Peder Rask conveyed in 1323 estate in Boring and Hvirring to hr. Niels Brok the Elder, who in 1324 also got estate in B. as a pawn from Palle Jensen from Støvring. His son's daughter Elne Pedersdatter Brok conveyed in 1365 her  fourth of B. to Valdemar Atterdag. According to a judicial letter of 1396 the rest belonged to a peasant; Erik and Jens Iversen Lykke renounced in 1400 and Mogens Munk of Boller in 1406 their rights in B.

Boringsgård belonged in 1626 to Knud Galt (+ 1650); Boring Hovgård was under Rask in 1662 and was
copyhold by 2 peasants.

In a moor north of Boring cvillage lies a site of the manor Boringholm, which belongs to the National Museum, and which in the 1300s belonged to the noble family Brok, but it is not mentioned after 1400. Excavations in 1906-12 have shown that the farm was built out in the moor, several hundred oak poles have been driven in.

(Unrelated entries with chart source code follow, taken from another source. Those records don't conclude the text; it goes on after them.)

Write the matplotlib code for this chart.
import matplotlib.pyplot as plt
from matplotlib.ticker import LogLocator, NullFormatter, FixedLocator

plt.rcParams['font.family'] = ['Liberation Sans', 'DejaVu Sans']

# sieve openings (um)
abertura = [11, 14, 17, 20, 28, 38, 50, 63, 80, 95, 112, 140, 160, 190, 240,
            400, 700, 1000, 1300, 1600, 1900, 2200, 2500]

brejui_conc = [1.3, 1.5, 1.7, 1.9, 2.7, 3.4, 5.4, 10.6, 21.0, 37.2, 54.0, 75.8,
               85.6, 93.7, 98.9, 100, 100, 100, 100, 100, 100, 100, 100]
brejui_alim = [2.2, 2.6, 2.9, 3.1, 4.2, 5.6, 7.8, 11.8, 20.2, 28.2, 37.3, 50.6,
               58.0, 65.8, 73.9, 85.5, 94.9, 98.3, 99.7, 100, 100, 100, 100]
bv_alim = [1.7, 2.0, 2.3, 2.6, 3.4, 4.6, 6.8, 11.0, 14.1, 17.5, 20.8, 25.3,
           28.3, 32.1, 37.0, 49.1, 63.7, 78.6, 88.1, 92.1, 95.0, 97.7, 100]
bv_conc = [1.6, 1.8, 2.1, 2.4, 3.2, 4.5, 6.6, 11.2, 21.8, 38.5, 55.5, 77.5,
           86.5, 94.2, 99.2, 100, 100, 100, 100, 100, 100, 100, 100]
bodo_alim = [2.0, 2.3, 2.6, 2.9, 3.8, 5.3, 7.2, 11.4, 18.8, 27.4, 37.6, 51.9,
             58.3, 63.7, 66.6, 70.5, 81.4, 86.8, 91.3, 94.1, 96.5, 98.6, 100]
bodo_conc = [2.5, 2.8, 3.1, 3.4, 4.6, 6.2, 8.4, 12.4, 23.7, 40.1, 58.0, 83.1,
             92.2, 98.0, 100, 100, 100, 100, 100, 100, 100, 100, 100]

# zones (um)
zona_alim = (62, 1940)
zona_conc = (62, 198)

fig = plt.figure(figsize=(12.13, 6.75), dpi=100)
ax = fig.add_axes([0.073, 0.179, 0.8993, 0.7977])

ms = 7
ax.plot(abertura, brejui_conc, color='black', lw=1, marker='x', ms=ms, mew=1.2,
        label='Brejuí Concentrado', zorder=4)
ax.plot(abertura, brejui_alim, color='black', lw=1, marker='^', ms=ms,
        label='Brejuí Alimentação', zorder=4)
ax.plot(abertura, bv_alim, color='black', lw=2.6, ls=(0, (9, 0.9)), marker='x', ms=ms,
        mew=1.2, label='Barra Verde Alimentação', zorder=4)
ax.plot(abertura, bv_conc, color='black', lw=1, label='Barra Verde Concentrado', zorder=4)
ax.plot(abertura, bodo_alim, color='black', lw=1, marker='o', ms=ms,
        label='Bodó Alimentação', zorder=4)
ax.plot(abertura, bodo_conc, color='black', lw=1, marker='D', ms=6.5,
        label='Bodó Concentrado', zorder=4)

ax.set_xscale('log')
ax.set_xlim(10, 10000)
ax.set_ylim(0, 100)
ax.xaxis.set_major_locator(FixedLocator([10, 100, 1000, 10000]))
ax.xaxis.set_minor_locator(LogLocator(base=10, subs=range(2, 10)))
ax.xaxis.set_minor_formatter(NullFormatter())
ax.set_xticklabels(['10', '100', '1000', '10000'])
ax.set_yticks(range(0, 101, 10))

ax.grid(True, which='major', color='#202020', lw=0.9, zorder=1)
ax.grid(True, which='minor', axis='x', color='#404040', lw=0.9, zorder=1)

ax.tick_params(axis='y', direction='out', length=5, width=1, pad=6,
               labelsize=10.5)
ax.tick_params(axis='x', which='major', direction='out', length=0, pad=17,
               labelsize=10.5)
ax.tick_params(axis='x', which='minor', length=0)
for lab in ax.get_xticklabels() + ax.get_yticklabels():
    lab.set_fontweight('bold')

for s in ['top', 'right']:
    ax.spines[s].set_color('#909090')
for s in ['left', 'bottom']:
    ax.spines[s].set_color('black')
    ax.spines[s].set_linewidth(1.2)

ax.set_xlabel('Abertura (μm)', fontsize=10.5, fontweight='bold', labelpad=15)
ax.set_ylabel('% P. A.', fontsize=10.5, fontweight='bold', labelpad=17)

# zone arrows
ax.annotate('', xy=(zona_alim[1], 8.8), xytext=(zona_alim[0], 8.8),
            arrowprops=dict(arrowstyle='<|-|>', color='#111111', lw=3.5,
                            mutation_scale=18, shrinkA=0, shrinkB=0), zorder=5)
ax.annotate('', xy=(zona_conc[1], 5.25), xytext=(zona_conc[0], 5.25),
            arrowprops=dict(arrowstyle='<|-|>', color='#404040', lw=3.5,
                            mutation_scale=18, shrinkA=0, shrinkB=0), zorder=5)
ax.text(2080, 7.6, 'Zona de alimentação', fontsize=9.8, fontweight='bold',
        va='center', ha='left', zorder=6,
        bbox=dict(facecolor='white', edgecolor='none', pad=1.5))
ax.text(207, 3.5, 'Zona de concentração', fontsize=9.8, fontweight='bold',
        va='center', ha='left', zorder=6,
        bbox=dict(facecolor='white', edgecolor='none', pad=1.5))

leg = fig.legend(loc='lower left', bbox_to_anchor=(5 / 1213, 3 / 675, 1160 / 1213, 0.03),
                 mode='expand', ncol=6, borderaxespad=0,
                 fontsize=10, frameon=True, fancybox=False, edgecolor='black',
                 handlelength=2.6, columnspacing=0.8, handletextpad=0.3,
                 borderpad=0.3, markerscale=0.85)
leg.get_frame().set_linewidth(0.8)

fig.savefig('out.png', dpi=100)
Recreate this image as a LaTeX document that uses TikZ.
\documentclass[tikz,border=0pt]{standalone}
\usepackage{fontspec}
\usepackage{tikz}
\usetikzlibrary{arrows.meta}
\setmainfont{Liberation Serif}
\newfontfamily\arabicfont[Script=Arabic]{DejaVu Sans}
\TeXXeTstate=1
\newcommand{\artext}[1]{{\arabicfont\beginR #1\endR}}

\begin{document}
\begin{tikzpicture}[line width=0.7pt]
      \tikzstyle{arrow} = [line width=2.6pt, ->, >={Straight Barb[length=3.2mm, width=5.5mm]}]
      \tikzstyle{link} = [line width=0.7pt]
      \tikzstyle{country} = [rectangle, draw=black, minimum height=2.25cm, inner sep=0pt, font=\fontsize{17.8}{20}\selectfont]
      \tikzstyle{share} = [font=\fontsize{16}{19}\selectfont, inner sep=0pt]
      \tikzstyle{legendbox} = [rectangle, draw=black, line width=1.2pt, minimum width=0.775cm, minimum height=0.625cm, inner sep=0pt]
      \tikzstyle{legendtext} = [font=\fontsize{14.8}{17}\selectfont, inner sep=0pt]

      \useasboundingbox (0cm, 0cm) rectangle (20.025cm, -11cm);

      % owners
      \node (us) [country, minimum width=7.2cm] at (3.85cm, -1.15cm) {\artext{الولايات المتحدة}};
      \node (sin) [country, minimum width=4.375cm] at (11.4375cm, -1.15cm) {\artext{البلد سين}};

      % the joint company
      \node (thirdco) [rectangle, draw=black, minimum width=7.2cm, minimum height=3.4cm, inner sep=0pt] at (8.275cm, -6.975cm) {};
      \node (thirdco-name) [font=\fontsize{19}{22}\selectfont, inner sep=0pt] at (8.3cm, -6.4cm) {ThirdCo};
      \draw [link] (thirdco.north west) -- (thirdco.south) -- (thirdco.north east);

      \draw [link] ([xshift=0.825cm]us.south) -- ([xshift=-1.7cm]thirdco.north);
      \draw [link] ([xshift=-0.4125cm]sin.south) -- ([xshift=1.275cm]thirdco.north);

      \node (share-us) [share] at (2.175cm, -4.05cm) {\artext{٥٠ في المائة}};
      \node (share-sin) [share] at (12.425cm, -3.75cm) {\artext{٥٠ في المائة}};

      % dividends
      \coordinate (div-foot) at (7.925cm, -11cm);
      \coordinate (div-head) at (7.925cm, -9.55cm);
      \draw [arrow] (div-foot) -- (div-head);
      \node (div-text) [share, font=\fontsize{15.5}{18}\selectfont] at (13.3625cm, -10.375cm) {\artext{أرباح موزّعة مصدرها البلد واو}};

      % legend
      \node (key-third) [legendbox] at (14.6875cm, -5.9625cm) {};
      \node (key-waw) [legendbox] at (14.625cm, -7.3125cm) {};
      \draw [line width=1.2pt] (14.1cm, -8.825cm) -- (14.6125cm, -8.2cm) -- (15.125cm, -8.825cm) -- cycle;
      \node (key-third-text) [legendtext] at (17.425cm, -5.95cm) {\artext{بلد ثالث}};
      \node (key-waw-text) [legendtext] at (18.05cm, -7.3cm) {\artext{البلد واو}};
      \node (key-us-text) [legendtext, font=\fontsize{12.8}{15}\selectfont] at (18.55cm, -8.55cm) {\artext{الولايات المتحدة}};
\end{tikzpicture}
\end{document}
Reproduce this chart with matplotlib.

Here was a four-winged main building (30x30 m) with front-castles east west, and with bridges to the land to the north and south. Besides a big amount of building material were found parts of waggons, clothes, ab. 300 pair of shoes ( many "nose"-shoes from 1350-1400), belts, weapons, harness, plates from armor, a large sword in scabbard, crossbows, seals, forks, wooden shovels, knives with scabbards, tools, barrels, pieces from Danish and foreign ceramics, gloves, checkers, and parts of a gameboard for Merrills. (Nine Man Morris). All the finds are from the 1300s and the small finds are now at the National Museum.

Rask mølle was earlier called Navlhale mølle after a nearby house (1683 Naufl hol husz, Nagelhaal, Nagellholldsschouffhuusz).

Listed prehistorics: the 65 m longhill Langbjerg which now lies in the middle of a large gravel pit west of the village and 14 hills, of which several are large: Grifshøj at Hvirring, somewhat remade into a garden hill, Gulbjerghøj and Grønhøj at Rask Gammelmark, Låddenhøj in Rask skov, 4 hills nortwest of Honum and two hills north of Trebjerg.
Demolished or destroyed: a long dolmen in Rask skov and 98 hills, of which a large part were in a belt, which went east-west through the parish from north of Trebjerg across Hvirring, Honum and Rask Gammelmark to the Gudenå river valley.

Names from the Middle Ages and 1600s: Hvirring (1323 Hwiruingh, 1492 Hwering); Honum (1447 Huorum, 1488 Hornum); Boring (1323 Borthingh); Kodallund (1348 Kodallund, 1511 Kodelundt mark); Trebjerg (1345 Thrybyærgh, 1492 Treberg (h)); Rask (1453 Rask);  Kokborg (1664 Køcke Borg).